16 Who led his people through the wilderness,

for his mercy endures for ever.

Matthew 12:14-21 (An American Translation):

But the Pharisees left the synagogue and consulted about him, with a view to putting him to death.

But Jesus knew of this, and he left that place.  And numbers of people followed him about, and he cured them all, and warned them not to say anything about him–fulfilment of what was said by the prophet Isaiah,

Here is my servant whom I have selected,

My beloved, who delights my heart!

I will endow him with my Spirit,

And he will announce a judgment to the heathen.

He will not wrangle or make an outcry,

And no one will hear his voice in the streets;

He will not break off a bent reed,

And he will not put out a smoldering wick,

Until he carries his judgment to success.

The heathen will rest their hopes on his name!


The Collect:

O Lord, mercifully receive the prayers of your people who call upon you, and grant that they may know and understand what things they ought to do, and also may have grace and power faithfully to accomplish them; through Jesus Christ our Lord, who lives and reigns with you and the Holy Spirit, one God, now and for ever. Amen.


God is the hope of all peoples, and the people who worship God (in the Judeo-Christian traditions) are called to be lights to the nations.  This is the deity whose “mercy endures for ever,” to quote Psalm 136.

The reading from Exodus is set immediately prior to the departure from Egypt.  The Canadian Anglican lectionary will cover that event during the Week of Proper 11, so I choose to hold off on certain comments until then.  For today, then, may we focus on the theme of an impending exodus–first from Egypt then from Mesopotamia.

The author of the Gospel of Matthew applies Isaiah 42:1-4 (the First Servant Song) to Jesus.  This text from Deutero-Isaiah is set shortly before the end of the Babylonian Exile and the return of exiles to their ancestral homeland.  This Exodus, like the one from Egypt, is God’s doing via direct actions and human agents.  The theology of much the Hebrew Bible, edited into its final form during the Post-Exilic period, is that the Israelite nations fell from greatness because they disobeyed God by condoning social injustice, practicing polytheism, and refusing to rely on God for strength.  So it makes sense that, prior to a Second Exodus, the Israelite people, identified as the servant of God, receive a charge to be a light to live justly and be a light to the nations.  (Read Isaiah 42:5-9.)

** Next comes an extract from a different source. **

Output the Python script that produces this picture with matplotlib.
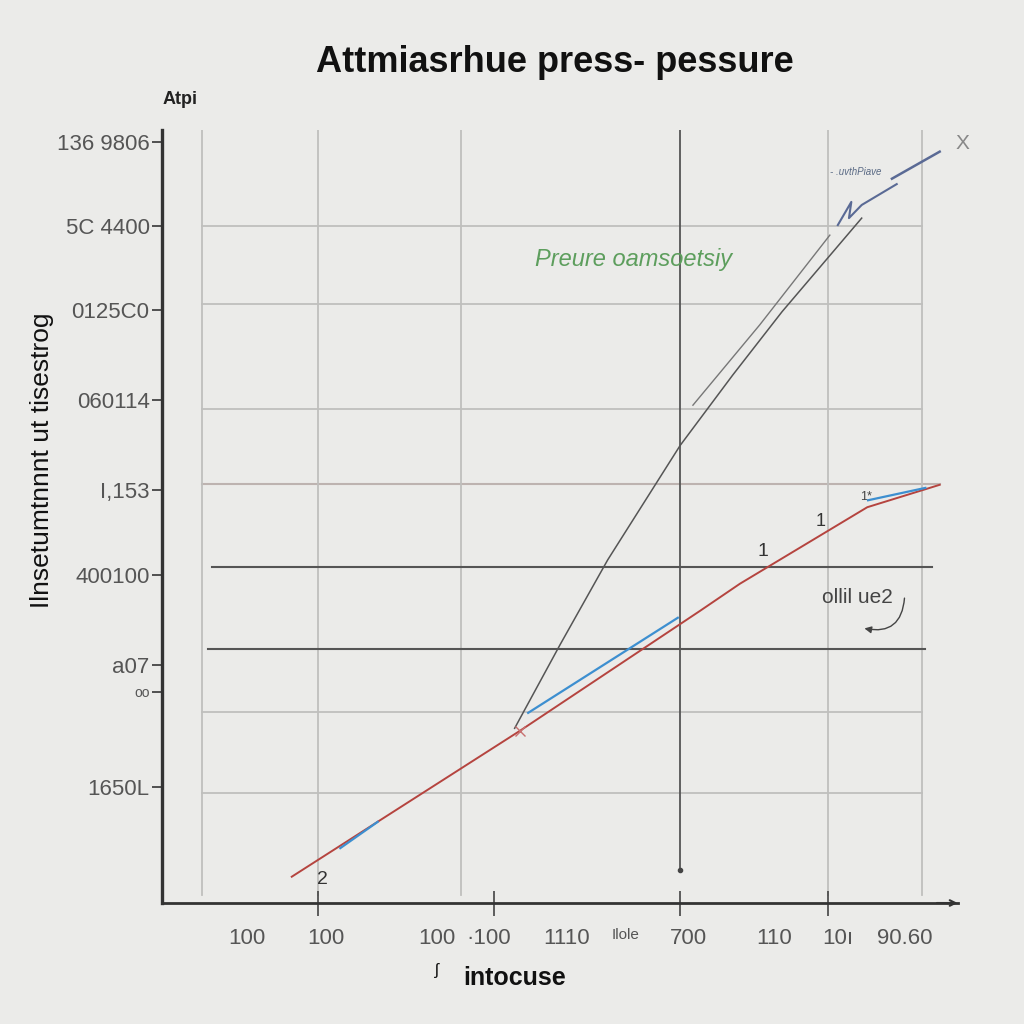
import numpy as np
import matplotlib.pyplot as plt
from matplotlib.patches import FancyArrowPatch

plt.rcParams['font.family'] = ['Liberation Sans', 'DejaVu Sans']

# values, in plot units (0-100 on both axes)
red_x = [16.3, 45.0, 67.6, 72.6, 88.6, 97.7]
red_y = [3.4, 22.3, 37.8, 41.3, 51.2, 54.1]

curve_a_x = [44.3, 50.0, 56.0, 65.1, 71.7, 77.9, 87.9]
curve_a_y = [22.6, 33.4, 44.4, 59.2, 68.3, 76.5, 88.6]
curve_b_x = [66.7, 75.1, 83.9]
curve_b_y = [64.4, 74.8, 86.4]

scrib_x = [84.9, 86.6, 86.3, 87.9, 92.3]
scrib_y = [87.7, 90.7, 88.6, 90.3, 93.0]
stroke_x = [91.7, 97.7]
stroke_y = [93.7, 97.2]

blue_segs = [([22.4, 27.1], [7.1, 10.5]),
             ([46.0, 64.8], [24.6, 36.9]),
             ([88.7, 95.9], [52.1, 53.7])]

hgrid_light = [87.6, 77.5, 63.9, 54.2, 24.7, 14.2]
hgrid_dark = [43.5, 32.9]
vgrid_light = [5.0, 19.6, 37.6, 83.7, 95.5]
vgrid_dark = 65.1

ytick_pos = [98.4, 87.6, 76.7, 65.1, 53.4, 42.4, 30.8, 27.3, 15.0]
ytick_lab = ['136 9806', '5C 4400', '0125C0', '060114', 'I,153',
             '400100', 'a07', 'oo', '1650L']
xtick_pos = [10.6, 20.6, 34.5, 41.0, 50.8, 58.2, 66.1, 76.9, 84.9, 93.3]
xtick_lab = ['100', '100', '100', '\u00b7100', '1110', 'Ilole', '700',
             '110', '10\u0131', '90.60']
xmark_pos = [19.6, 41.7, 65.1, 83.7]

bg = '#ebebe9'
fig = plt.figure(figsize=(10.24, 10.24), dpi=100, facecolor=bg)
ax = fig.add_axes([162 / 1024, 121 / 1024, 796 / 1024, 773 / 1024])
ax.set_facecolor(bg)
ax.set_xlim(0, 100)
ax.set_ylim(0, 100)

# grid
for y in hgrid_light:
    ax.plot([5.0, 95.5], [y, y], color='#bfbfbd', lw=1.3, zorder=1)
ax.plot([5.0, 97.7], [54.2, 54.2], color='#bdb3b0', lw=1.5, zorder=1)
ax.plot([6.3, 96.7], [hgrid_dark[0]] * 2, color='#555555', lw=1.5, zorder=2)
ax.plot([5.8, 95.9], [hgrid_dark[1]] * 2, color='#555555', lw=1.5, zorder=2)
for x in vgrid_light:
    ax.plot([x, x], [1.0, 100], color='#bfbfbd', lw=1.3, zorder=1)
ax.plot([vgrid_dark] * 2, [4.3, 100], color='#555555', lw=1.3, zorder=2)
ax.plot(vgrid_dark, 4.3, 'o', color='#444444', ms=3, zorder=2)

# lines
ax.plot(curve_a_x, curve_a_y, color='#555555', lw=1.1, zorder=3)
ax.plot(curve_b_x, curve_b_y, color='#777777', lw=1.0, zorder=3)
ax.plot(red_x, red_y, color='#b5443f', lw=1.4, zorder=4)
for bx, by in blue_segs:
    ax.plot(bx, by, color='#3d8fd0', lw=1.6, zorder=5)
ax.plot(scrib_x, scrib_y, color='#5a6a95', lw=1.5, zorder=5)
ax.plot(stroke_x, stroke_y, color='#5a6a95', lw=1.8, zorder=5)
ax.plot(45.0, 22.3, marker='x', color='#c87070', ms=7, zorder=6)

# annotations
ax.text(59.2, 83.2, 'Preure oamsoetsiy', color='#5d9e5d', fontsize=17,
        style='italic', ha='center', va='center')
ax.text(87.1, 94.6, '- .uvthPiave', color='#5a6a85', fontsize=7,
        style='italic', ha='center', va='center')
ax.text(100.6, 98.3, 'X', color='#888888', fontsize=15, ha='center',
        va='center', clip_on=False)
ax.text(87.4, 39.5, 'ollil ue2', color='#444444', fontsize=15,
        ha='center', va='center')
ax.add_patch(FancyArrowPatch((93.3, 39.8), (87.9, 35.6),
                             connectionstyle='arc3,rad=-0.6',
                             arrowstyle='-|>', mutation_scale=10,
                             color='#444444', lw=1))
ax.text(20.1, 3.0, '2', color='#333333', fontsize=14, ha='center', va='center')
ax.text(75.5, 45.5, '1', color='#333333', fontsize=14, ha='center', va='center')
ax.text(82.7, 49.4, '1', color='#333333', fontsize=13, ha='center', va='center')
ax.text(88.4, 52.5, "1*", color='#444444', fontsize=9, ha='center', va='center')

# axes
for s in ['top', 'right']:
    ax.spines[s].set_visible(False)
ax.spines['left'].set_linewidth(2.4)
ax.spines['left'].set_color('#333333')
ax.spines['bottom'].set_linewidth(2.0)
ax.spines['bottom'].set_color('#333333')
ax.annotate('', xy=(100.3, 0), xytext=(97, 0),
            arrowprops=dict(arrowstyle='->', color='#333333', lw=1.5),
            annotation_clip=False)

ax.set_yticks(ytick_pos)
ax.set_yticklabels(ytick_lab)
ax.tick_params(axis='y', length=7, width=1.3, color='#444444', pad=2,
               labelsize=16, labelcolor='#555555')
ax.get_yticklabels()[7].set_fontsize(10)

ax.set_xticks(xtick_pos)
ax.set_xticklabels(xtick_lab)
ax.tick_params(axis='x', length=0, pad=18, labelsize=16, labelcolor='#555555')
ax.get_xticklabels()[5].set_fontsize(11)
ax.set_xticks(xmark_pos, minor=True)
ax.tick_params(axis='x', which='minor', direction='inout', length=18,
               width=1.2, color='#444444')

fig.text(0.542, 0.939, 'Attmiasrhue press- pessure', ha='center', va='center',
         fontsize=26, fontweight='bold', color='#111111')
fig.text(180 / 1024, 1 - 100 / 1024, 'Atpi', ha='center', va='center',
         fontsize=13, fontweight='bold', color='#222222')
fig.text(42 / 1024, 1 - 460 / 1024, 'Ilnsetumtnnnt ut tisestrog',
         rotation=90, ha='center', va='center', fontsize=19, color='#111111')
fig.text(515 / 1024, 1 - 978 / 1024, 'intocuse', ha='center', va='center',
         fontsize=18, fontweight='bold', color='#111111')
fig.text(437 / 1024, 1 - 970 / 1024, '\u0283', ha='center', va='center',
         fontsize=12, color='#111111')

fig.savefig('out.png', dpi=100, facecolor=bg)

Yet a too-frequent feature of Post-Exilic Judaism was exclusivity.  Chevy Chase, when he was on Saturday Night Live, said

I’m Chevy Chase, and you’re not

on the Weekend Update segment.  Likewise, there was a

I’m Jewish, and you’re not

quality about Post-Exilic Judaism.  During the time of Jesus, for example, there were many Gentiles who rejected polytheism and embraced the God of Judaism, but whom the Jewish religious establishment defined as marginal.  These Gentiles were still Gentiles, so there were places in the Jerusalem Temple complex they were not supposed to enter.

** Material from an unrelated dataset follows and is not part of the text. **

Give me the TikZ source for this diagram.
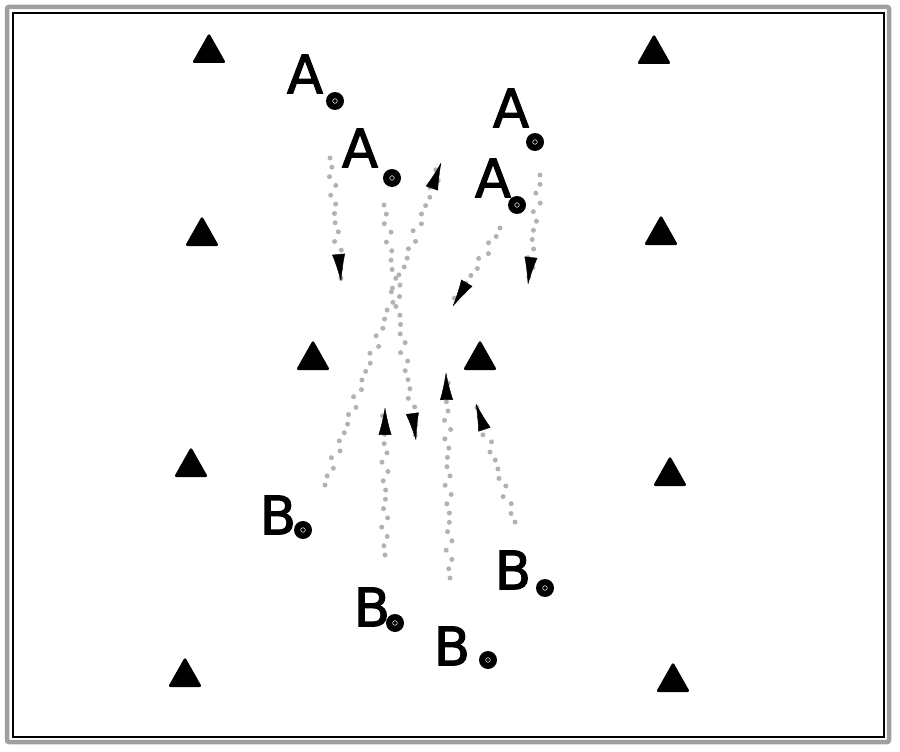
\documentclass[tikz,border=0pt]{standalone}
\usepackage{fontspec}
\setmainfont{DejaVu Sans}
\newfontfamily\playerfont{DejaVu Sans}[FakeBold=2]
\usetikzlibrary{arrows.meta,decorations.pathmorphing,decorations.markings}

\tikzset{
  player/.style={font=\playerfont\fontsize{53}{53}\selectfont, inner sep=0pt},
  ball/.style={circle, fill=black, minimum size=18pt, inner sep=0pt,
    path picture={\draw[white,line width=0.5pt] (path picture bounding box.center) circle (2.3pt);}},
  trail/.style={draw=gray!60, line width=5pt, dash pattern=on 0pt off 11pt, line cap=round,
    decorate, decoration={zigzag, amplitude=3.5pt, segment length=22pt}},
  runhead/.style={postaction={decorate, decoration={markings,
    mark=at position 1 with {\arrow[black]{Latex[round,length=28pt,width=13pt]}}}}},
  cone/.style={fill=black, rounded corners=2.5pt}
}

\begin{document}
\begin{tikzpicture}[x=1pt,y=-1pt]
\useasboundingbox (0,0) rectangle (900,752);

% Frame of the field
\draw[gray!75,line width=4.5pt,rounded corners=2pt] (7,7) rectangle (889,742);
\draw[black,line width=1.1pt] (13,13) rectangle (884,737);

% Cones
\foreach \cx/\cy in {209/49, 654/50, 202/232, 661/231, 313/356, 480/356,
                     191/463, 670/472, 185/673, 673/678}
  \fill[cone] (\cx-17,\cy+14) -- (\cx,\cy-16) -- (\cx+17,\cy+14) -- cycle;

% Players A with ball
\node[player] (a1) at (305,74) {A};
\node[ball] (ba1) at (335,101) {};
\node[player] (a2) at (360,148) {A};
\node[ball] (ba2) at (392,178) {};
\node[player] (a3) at (511,108) {A};
\node[ball] (ba3) at (535,142) {};
\node[player] (a4) at (493,178) {A};
\node[ball] (ba4) at (517,205) {};

% Players B with ball
\node[player] (b1) at (278,515) {B};
\node[ball] (bb1) at (303,530) {};
\node[player] (b2) at (372,607) {B};
\node[ball] (bb2) at (395,623) {};
\node[player] (b3) at (452,646) {B};
\node[ball] (bb3) at (488,660) {};
\node[player] (b4) at (513,570) {B};
\node[ball] (bb4) at (545,588) {};

% Start and end of the runs
\coordinate (ra1s) at (330,158);  \coordinate (ra1e) at (341,281);
\coordinate (ra2s) at (384,205);  \coordinate (ra2e) at (416,440);
\coordinate (ra3s) at (540,175);  \coordinate (ra3e) at (528,284);
\coordinate (ra4s) at (500,228);  \coordinate (ra4e) at (453,306);
\coordinate (rb1s) at (325,485);  \coordinate (rb1e) at (441,163);
\coordinate (rb2s) at (385,555);  \coordinate (rb2e) at (385,408);
\coordinate (rb3s) at (450,578);  \coordinate (rb3e) at (446,373);
\coordinate (rb4s) at (515,522);  \coordinate (rb4e) at (476,404);

% Runs (dotted trail, arrow head at the end)
\foreach \r in {ra1,ra2,ra3,ra4,rb1,rb2,rb3,rb4}{
  \draw[trail] (\r s) -- (\r e);
  \path[runhead] (\r s) -- (\r e);
}

\end{tikzpicture}
\end{document}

Jesus had great appeal to this population, from which came many of the first Christians.

I write these words on the Sixth Day of Christmas, so the thought of light in the darkness, applied to Jesus, is very much on my mind.  And I am exactly one week away from the Feast of the Epiphany, which is all about taking the news of the gospel of Jesus to the Gentiles.  This thought comforts me, for I am a Gentile.

Christianity, an offshoot of Judaism, is an overwhelmingly Gentile faith system, of course.  But we have our own metaphorical Gentiles, those we keep at the margins.  Our criteria vary, ranging from socio-economic status to sexual orientation.  But Jesus lived, died, and rose again for these people, too.  And, before that, God loved all the insiders and outsiders, as we humans define them.  May we learn an essential lesson:  That our definition of “insider” is much narrower than God’s.  Then may we act accordingly.